Dès le tome 5, et l'arc de la Tour Céleste, le concept fondateur du nen est introduit. Cette aura, divisée en six types selon les utilisateurs, permet de justifier chaque pouvoir faisant son apparition dans le reste du manga. Et c'est bigrement complexe. De là à se reposer sur un manga purement ancré dans les combats ?
Loin s'en faut. L'immense force de Hunter x Hunter, c'est de perpétuellement se renouveler, d'arc en arc. Gon n'est pas toujours lui-même le personnage central. Ce rôle se répartit avec ses compagnons, Kirua et Kurapika, et selon les périodes, les genres abordés changent. Le manga est en perpétuelle évolution, s'ancrant ici dans notre quotidien, là dans des événements de pop-culure.
Thriller, jeu vidéo, jeu de cartes, mafia, arts martiaux, écologie, politique, exploration, aventure, philosophie ; touche-à-tout, Hunter x Hunter n'est jamais là où on l'y attend. Il n'est pas rare, même, de voir une pointe d'émotion, à l'occasion d'un développement abrupt de l'histoire.
Constamment brillant, complexe (parfois à s'en tirer les cheveux), Hunter x Hunter est l'un des mangas les plus marquants de sa génération. Bien plus mature dans ses thématiques, et économe en combats qui durent cinq tomes pour un dénouement attendu (hein, One Piece), il tranche franchement par rapport à la production contemporaine.
Hunter x Hunter ne se terminera jamais (et il n'en a pas envie)
Des qualités, une capacité de réflexion hors normes, des arcs mémorables : Hunter x Hunter est un manga d'exception. Qui, probablement, ne connaîtra jamais de fin parfaitement accomplie. Et qui l'a même refusée, au moins une fois, de manière signifiante.
Maman j'ai encore raté la fin
Pour tout vous avouer, cela fait depuis 2003 que je lis Hunter x Hunter. À l'époque, j'en consommais, des mangas, dont ceux précités. Après une période d'indifférence totale durant une dizaine d'années, l'œuvre de Yoshihiro Togashi est la seule qui m'a laissé un souvenir suffisamment fort pour y retourner. Lointaine est l'époque où je fréquentais assidûment les forums de MangaKana.

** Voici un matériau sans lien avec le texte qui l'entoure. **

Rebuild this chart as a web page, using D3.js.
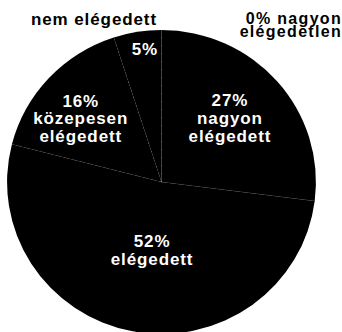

Néanmoins, entre-temps, jamais Hunter x Hunter n'a baissé côté qualité. Certains arcs peuvent rebuter au premier abord ; ce fut le cas des fourmis Kimera, par exemple. Pourtant, en y revenant, on y trouve aisément de nouveaux leviers de réflexion, des points d'intérêt qui méritent d'être approfondis.
Sans spoiler, le chapitre 338, publié dans le tome 32, aurait fourni une fin absolument logique au manga. Les enjeux étaient respectés, l'objectif plus ou moins atteint : le périple, tel qu'annoncé, s'achevait. Et pourtant, Togashi a relancé les dés d'une manière imprévue. Comme d'accoutumée, finalement.
Aujourd'hui, quelques jours après la sortie du tome 37, attendu depuis 4 ans, on sait que jamais Hunter x Hunter n'aura de véritable fin. Seulement trois chapitres du volume 38 sont parus, et le mangaka est à nouveau en pause. Pire : cette fois, la série a été archivée dans le Weekly Shônen Jump. Arrêt de série, ou transfert vers un autre périodique ?
Des promesses, des souvenirs, et puis s'en va : le destin de Hunter x Hunter
Quoi qu'il en soit, ce nouvel arc, qui devrait être plus conséquent que le reste du manga déjà publié, incite à la fatalité. Jamais ce chef-d’œuvre du manga ne trouvera son terme. C'est à cause, et grâce, à Togashi lui-même : son immense culture, ses intérêts trop variés, sa volonté d'aborder plein de sujets à la fois.
Le dernier arc en est la preuve. La lutte de succession des princes, pendant un voyage qui doit durer 2 mois, n'en est qu'à 2 semaines dans le manga. Pour 3 volumes parus.
Entre temps, l'arc a abordé la question de la mafia, des bêtes de nen, mis en scène un combat d'exception entre deux protagonistes parmi les plus puissants du manga... Rien de superflu, mais comme souvent : seul Togashi connaît le déroulement de la suite du manga. Imprévisible, on vous dit.
Si le regretté Kentarô Miura verra Berserk lui survivre, rien n'est moins sûr pour Hunter x Hunter. Là encore, c'est l'un des avantages et défauts du pari de Togashi. Mener un manga entièrement seul, sans aucune aide extérieure. L'espoir subsiste qu'il reprenne le fil de sa création, mais...
Qu'importe. Il restera toujours des arcs parmi les plus mémorables du manga moderne, pour qui sait s'immerger dans un univers qui ne cède en rien à la facilité. Loin s'en faut.